_Goal:_ Pictures do not belong in the copy; restate the records below word for word.

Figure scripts
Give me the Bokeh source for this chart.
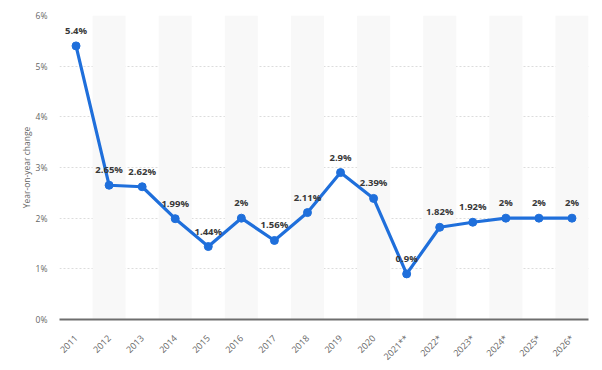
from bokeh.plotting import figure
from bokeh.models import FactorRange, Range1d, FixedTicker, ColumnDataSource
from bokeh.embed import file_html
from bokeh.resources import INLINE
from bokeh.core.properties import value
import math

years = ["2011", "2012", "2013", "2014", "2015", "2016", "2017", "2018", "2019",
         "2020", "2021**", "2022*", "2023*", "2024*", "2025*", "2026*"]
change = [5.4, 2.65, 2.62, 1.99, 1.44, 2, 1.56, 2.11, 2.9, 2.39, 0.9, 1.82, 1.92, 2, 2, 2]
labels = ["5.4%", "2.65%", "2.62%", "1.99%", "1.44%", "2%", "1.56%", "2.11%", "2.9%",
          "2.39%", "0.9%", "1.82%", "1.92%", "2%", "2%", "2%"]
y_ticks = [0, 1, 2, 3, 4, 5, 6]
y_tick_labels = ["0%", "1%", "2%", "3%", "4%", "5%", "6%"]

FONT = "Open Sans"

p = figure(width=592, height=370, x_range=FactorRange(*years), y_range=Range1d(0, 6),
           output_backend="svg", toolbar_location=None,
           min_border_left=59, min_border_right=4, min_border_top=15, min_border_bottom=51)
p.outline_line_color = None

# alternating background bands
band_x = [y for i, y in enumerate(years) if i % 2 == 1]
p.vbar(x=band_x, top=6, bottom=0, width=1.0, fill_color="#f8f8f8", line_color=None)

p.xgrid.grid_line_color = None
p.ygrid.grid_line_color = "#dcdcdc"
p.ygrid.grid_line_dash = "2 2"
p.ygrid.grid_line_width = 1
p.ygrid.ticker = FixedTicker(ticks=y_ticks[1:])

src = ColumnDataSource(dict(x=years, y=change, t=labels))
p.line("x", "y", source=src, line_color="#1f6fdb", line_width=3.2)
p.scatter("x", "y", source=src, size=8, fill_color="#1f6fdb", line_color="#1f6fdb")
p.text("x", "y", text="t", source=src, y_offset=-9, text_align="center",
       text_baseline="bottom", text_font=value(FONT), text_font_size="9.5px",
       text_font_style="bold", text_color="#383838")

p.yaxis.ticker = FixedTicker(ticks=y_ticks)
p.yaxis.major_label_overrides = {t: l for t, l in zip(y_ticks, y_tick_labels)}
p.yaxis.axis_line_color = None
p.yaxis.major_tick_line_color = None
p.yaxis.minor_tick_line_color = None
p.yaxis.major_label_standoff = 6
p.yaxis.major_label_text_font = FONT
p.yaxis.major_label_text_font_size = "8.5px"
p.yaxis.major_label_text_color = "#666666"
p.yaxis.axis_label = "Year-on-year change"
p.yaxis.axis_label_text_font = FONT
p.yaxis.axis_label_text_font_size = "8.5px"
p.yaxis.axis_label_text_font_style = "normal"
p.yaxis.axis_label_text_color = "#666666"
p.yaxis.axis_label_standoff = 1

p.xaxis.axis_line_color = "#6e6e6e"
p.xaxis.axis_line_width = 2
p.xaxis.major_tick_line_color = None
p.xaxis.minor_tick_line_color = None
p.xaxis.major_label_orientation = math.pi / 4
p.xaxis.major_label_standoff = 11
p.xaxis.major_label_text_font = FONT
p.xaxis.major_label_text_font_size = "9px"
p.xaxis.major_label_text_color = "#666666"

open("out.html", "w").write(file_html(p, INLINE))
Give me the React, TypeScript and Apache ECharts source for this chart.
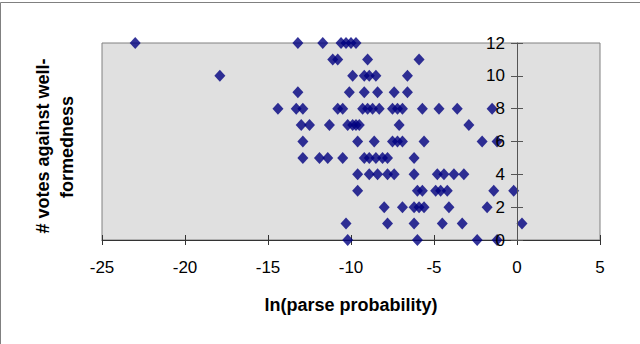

_Complete output:_
Give me the Bokeh source for this chart.
from bokeh.plotting import figure
from bokeh.models import FactorRange, Range1d, FixedTicker, ColumnDataSource
from bokeh.embed import file_html
from bokeh.resources import INLINE
from bokeh.core.properties import value
import math

years = ["2011", "2012", "2013", "2014", "2015", "2016", "2017", "2018", "2019",
         "2020", "2021**", "2022*", "2023*", "2024*", "2025*", "2026*"]
change = [5.4, 2.65, 2.62, 1.99, 1.44, 2, 1.56, 2.11, 2.9, 2.39, 0.9, 1.82, 1.92, 2, 2, 2]
labels = ["5.4%", "2.65%", "2.62%", "1.99%", "1.44%", "2%", "1.56%", "2.11%", "2.9%",
          "2.39%", "0.9%", "1.82%", "1.92%", "2%", "2%", "2%"]
y_ticks = [0, 1, 2, 3, 4, 5, 6]
y_tick_labels = ["0%", "1%", "2%", "3%", "4%", "5%", "6%"]

FONT = "Open Sans"

p = figure(width=592, height=370, x_range=FactorRange(*years), y_range=Range1d(0, 6),
           output_backend="svg", toolbar_location=None,
           min_border_left=59, min_border_right=4, min_border_top=15, min_border_bottom=51)
p.outline_line_color = None

# alternating background bands
band_x = [y for i, y in enumerate(years) if i % 2 == 1]
p.vbar(x=band_x, top=6, bottom=0, width=1.0, fill_color="#f8f8f8", line_color=None)

p.xgrid.grid_line_color = None
p.ygrid.grid_line_color = "#dcdcdc"
p.ygrid.grid_line_dash = "2 2"
p.ygrid.grid_line_width = 1
p.ygrid.ticker = FixedTicker(ticks=y_ticks[1:])

src = ColumnDataSource(dict(x=years, y=change, t=labels))
p.line("x", "y", source=src, line_color="#1f6fdb", line_width=3.2)
p.scatter("x", "y", source=src, size=8, fill_color="#1f6fdb", line_color="#1f6fdb")
p.text("x", "y", text="t", source=src, y_offset=-9, text_align="center",
       text_baseline="bottom", text_font=value(FONT), text_font_size="9.5px",
       text_font_style="bold", text_color="#383838")

p.yaxis.ticker = FixedTicker(ticks=y_ticks)
p.yaxis.major_label_overrides = {t: l for t, l in zip(y_ticks, y_tick_labels)}
p.yaxis.axis_line_color = None
p.yaxis.major_tick_line_color = None
p.yaxis.minor_tick_line_color = None
p.yaxis.major_label_standoff = 6
p.yaxis.major_label_text_font = FONT
p.yaxis.major_label_text_font_size = "8.5px"
p.yaxis.major_label_text_color = "#666666"
p.yaxis.axis_label = "Year-on-year change"
p.yaxis.axis_label_text_font = FONT
p.yaxis.axis_label_text_font_size = "8.5px"
p.yaxis.axis_label_text_font_style = "normal"
p.yaxis.axis_label_text_color = "#666666"
p.yaxis.axis_label_standoff = 1

p.xaxis.axis_line_color = "#6e6e6e"
p.xaxis.axis_line_width = 2
p.xaxis.major_tick_line_color = None
p.xaxis.minor_tick_line_color = None
p.xaxis.major_label_orientation = math.pi / 4
p.xaxis.major_label_standoff = 11
p.xaxis.major_label_text_font = FONT
p.xaxis.major_label_text_font_size = "9px"
p.xaxis.major_label_text_color = "#666666"

open("out.html", "w").write(file_html(p, INLINE))
Give me the React, TypeScript and Apache ECharts source for this chart.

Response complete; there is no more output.